Pictures excluded, reproduce exactly the lines below from the one with "Rebuild this chart as a web" through the one with "var seriesColors = ['#c00000', '#000000'];", both included.

::: DATA TO USE

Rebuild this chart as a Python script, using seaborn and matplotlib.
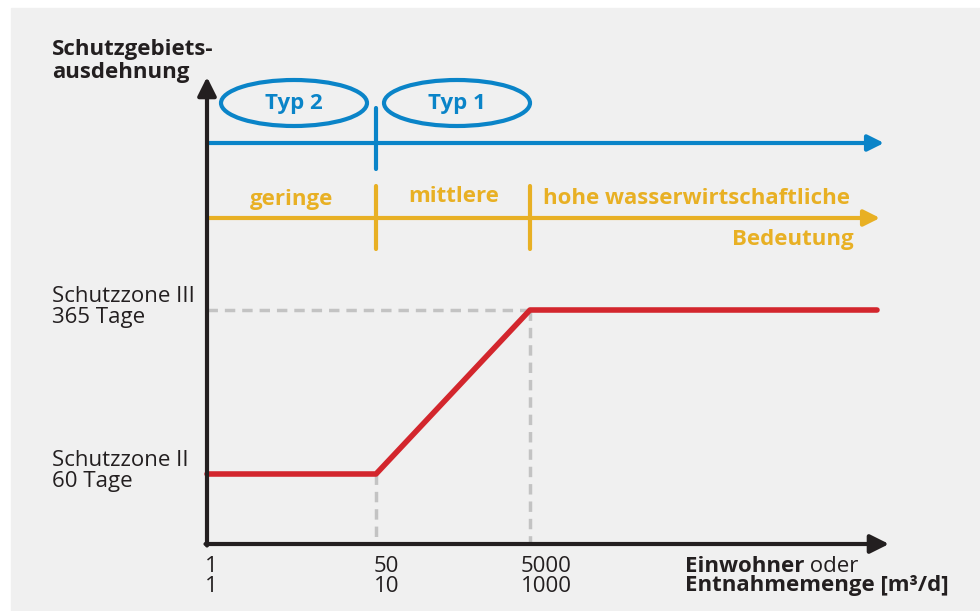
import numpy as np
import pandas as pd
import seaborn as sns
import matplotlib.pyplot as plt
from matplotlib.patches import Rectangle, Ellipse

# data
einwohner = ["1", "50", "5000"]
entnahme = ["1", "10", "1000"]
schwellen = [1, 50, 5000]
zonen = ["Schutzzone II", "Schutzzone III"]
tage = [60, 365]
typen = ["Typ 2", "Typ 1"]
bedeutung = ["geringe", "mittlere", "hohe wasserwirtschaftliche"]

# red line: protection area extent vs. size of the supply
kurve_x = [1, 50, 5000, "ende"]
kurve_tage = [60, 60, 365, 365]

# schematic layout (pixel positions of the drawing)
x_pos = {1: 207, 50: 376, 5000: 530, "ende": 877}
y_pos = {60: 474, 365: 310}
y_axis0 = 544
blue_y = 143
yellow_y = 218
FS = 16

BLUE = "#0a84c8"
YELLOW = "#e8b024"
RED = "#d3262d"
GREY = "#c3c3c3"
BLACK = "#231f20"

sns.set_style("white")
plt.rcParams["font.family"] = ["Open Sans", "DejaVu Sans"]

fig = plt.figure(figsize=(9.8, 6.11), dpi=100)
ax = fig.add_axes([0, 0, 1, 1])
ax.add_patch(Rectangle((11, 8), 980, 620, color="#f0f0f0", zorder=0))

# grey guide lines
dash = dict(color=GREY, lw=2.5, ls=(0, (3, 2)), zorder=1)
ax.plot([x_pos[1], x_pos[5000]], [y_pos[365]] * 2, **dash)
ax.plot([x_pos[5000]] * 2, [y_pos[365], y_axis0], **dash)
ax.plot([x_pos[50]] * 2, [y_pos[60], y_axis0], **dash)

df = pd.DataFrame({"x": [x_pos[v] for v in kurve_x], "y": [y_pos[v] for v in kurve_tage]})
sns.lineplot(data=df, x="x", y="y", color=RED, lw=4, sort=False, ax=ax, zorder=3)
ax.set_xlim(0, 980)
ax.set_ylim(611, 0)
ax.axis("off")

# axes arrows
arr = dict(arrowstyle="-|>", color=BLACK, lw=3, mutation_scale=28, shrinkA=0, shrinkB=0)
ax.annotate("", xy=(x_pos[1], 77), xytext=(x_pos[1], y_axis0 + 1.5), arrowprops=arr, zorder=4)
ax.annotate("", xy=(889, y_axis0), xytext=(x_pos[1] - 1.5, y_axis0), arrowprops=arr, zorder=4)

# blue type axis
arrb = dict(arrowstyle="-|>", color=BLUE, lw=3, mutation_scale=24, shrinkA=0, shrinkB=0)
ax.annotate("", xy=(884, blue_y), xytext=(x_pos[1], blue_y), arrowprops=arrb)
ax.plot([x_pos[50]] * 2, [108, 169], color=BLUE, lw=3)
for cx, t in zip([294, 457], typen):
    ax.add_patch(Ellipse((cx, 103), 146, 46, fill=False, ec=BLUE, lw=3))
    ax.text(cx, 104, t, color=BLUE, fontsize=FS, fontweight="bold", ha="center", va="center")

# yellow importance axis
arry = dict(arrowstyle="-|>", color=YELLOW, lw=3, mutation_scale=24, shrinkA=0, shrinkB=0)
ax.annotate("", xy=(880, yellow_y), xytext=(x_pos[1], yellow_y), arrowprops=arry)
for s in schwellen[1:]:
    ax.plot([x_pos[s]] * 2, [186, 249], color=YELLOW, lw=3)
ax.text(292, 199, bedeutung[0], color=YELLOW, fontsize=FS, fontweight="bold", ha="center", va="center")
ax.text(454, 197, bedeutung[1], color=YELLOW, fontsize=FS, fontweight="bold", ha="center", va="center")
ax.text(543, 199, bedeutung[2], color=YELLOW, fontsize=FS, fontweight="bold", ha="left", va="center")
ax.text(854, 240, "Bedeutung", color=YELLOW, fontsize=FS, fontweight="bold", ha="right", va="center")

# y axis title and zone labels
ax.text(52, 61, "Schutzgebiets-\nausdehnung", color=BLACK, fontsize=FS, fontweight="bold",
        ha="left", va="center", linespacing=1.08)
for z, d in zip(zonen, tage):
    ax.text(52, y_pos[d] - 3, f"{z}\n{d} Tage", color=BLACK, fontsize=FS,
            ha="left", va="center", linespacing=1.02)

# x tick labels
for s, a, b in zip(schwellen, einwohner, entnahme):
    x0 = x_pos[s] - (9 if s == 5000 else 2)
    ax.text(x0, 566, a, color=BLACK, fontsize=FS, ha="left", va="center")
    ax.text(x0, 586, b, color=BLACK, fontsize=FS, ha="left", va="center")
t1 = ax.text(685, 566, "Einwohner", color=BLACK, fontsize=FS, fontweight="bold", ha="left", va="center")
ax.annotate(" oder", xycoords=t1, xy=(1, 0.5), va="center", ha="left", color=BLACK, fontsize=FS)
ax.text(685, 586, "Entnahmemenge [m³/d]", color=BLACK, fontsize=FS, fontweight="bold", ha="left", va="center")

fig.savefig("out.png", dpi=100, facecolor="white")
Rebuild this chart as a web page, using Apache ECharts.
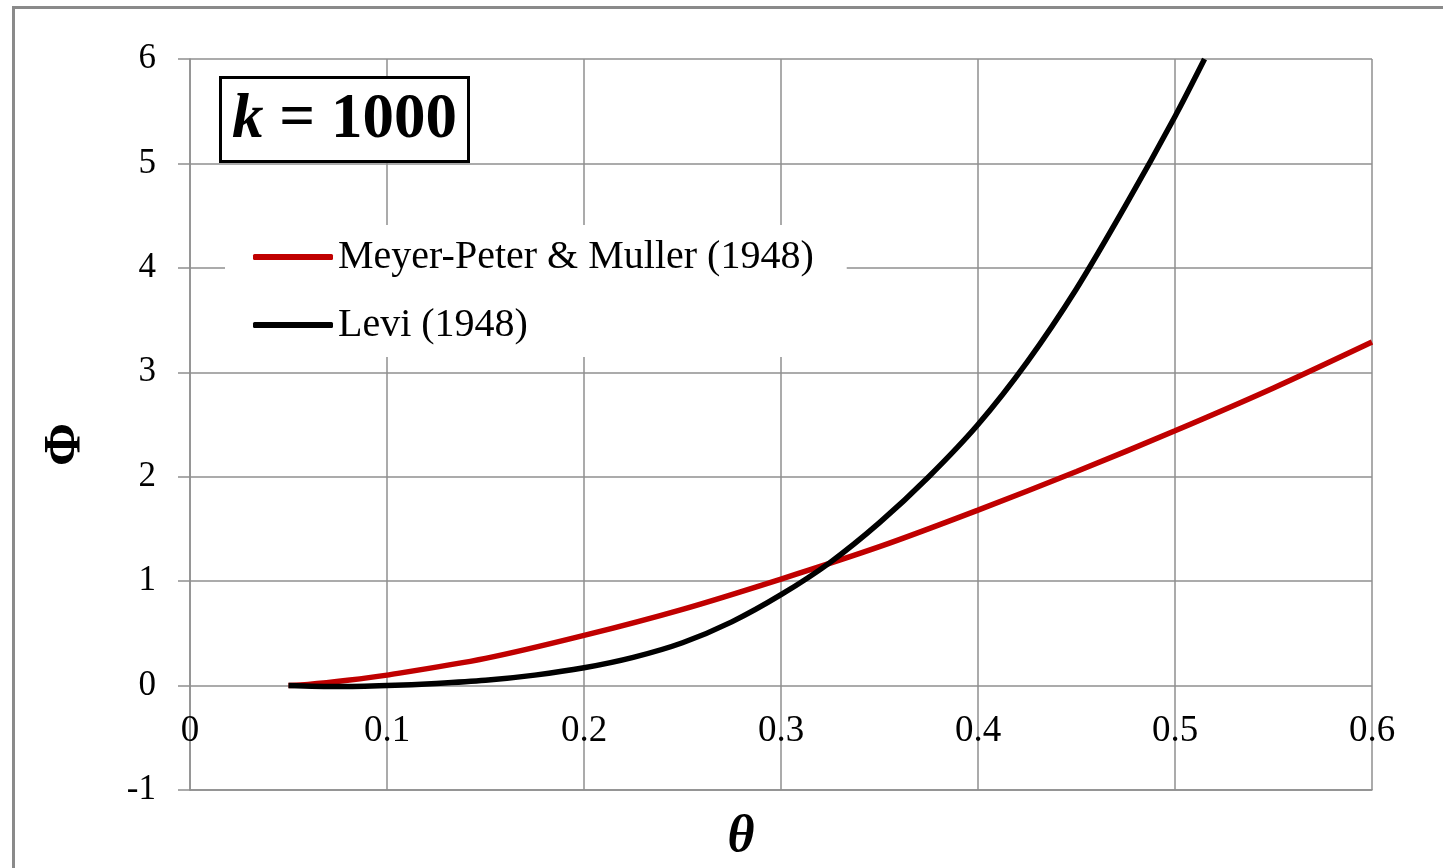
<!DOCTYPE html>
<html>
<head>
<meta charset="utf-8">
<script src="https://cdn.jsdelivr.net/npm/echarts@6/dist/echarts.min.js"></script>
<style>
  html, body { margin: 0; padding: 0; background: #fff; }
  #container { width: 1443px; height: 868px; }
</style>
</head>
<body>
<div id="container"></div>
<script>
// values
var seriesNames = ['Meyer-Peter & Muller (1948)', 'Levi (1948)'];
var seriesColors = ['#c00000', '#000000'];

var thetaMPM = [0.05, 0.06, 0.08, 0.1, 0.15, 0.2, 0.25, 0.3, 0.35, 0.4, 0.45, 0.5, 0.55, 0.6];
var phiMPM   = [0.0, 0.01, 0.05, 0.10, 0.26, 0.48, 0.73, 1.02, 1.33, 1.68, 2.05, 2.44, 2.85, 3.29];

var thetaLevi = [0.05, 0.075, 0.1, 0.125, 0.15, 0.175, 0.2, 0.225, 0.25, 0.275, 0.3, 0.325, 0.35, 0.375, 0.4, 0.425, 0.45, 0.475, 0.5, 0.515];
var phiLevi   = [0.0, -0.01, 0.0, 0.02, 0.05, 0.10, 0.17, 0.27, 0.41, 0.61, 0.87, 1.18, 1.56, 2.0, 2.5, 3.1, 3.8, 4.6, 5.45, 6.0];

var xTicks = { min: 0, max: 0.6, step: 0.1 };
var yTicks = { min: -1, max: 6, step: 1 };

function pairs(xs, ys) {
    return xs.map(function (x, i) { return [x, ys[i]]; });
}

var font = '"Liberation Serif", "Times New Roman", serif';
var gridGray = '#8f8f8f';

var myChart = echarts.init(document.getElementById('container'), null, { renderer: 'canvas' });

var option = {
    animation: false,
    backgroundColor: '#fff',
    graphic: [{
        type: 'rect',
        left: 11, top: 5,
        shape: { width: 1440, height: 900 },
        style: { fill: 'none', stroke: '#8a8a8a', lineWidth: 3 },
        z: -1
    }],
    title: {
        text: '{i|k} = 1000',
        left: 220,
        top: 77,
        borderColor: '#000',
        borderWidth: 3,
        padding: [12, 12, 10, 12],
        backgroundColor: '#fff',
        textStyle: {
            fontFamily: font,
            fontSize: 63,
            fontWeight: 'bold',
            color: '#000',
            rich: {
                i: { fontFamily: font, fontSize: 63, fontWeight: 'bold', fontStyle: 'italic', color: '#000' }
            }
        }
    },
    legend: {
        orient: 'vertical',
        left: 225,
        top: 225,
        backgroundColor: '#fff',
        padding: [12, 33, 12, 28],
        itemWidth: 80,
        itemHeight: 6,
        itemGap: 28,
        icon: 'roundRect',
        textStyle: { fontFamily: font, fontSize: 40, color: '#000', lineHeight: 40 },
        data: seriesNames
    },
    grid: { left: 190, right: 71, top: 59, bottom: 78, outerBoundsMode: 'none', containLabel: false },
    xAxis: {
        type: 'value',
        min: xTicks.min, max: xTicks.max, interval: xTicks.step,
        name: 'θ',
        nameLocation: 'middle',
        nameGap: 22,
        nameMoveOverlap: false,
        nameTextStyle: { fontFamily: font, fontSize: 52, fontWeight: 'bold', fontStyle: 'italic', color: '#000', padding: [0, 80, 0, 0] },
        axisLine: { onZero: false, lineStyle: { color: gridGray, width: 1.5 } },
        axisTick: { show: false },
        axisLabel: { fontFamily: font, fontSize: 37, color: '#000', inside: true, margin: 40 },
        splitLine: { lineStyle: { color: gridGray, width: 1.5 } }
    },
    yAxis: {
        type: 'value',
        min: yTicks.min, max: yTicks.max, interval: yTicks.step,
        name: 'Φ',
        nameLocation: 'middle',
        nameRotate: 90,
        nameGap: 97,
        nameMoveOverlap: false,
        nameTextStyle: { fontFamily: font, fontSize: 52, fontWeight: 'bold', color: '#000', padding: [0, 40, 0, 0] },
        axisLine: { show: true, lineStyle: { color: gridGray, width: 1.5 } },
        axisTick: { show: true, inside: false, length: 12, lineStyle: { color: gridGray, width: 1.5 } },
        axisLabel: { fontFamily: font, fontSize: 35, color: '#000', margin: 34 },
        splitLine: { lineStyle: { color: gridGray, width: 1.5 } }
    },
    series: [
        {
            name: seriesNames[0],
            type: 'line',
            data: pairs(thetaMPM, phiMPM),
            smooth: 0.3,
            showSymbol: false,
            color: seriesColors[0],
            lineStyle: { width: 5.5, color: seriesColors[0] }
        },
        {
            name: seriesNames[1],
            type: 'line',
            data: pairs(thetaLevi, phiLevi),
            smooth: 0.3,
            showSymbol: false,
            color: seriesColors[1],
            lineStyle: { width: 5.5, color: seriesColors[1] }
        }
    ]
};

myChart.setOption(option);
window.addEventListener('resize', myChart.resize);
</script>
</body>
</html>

::::::
::: DATA TO USE

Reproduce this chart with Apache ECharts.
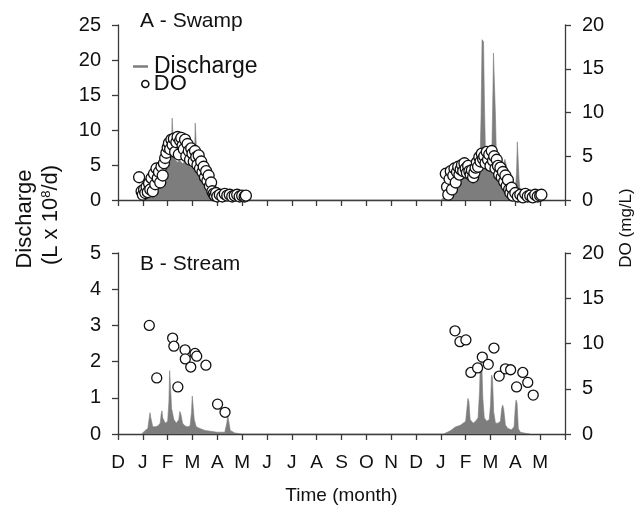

::::::

*COMPLETED EXERCISE*
Rebuild this chart as a web page, using Apache ECharts.
<!DOCTYPE html>
<html>
<head>
<meta charset="utf-8">
<script src="https://cdn.jsdelivr.net/npm/echarts@6/dist/echarts.min.js"></script>
<style>
  html, body { margin: 0; padding: 0; background: #fff; }
  #container { width: 1443px; height: 868px; }
</style>
</head>
<body>
<div id="container"></div>
<script>
// values
var seriesNames = ['Meyer-Peter & Muller (1948)', 'Levi (1948)'];
var seriesColors = ['#c00000', '#000000'];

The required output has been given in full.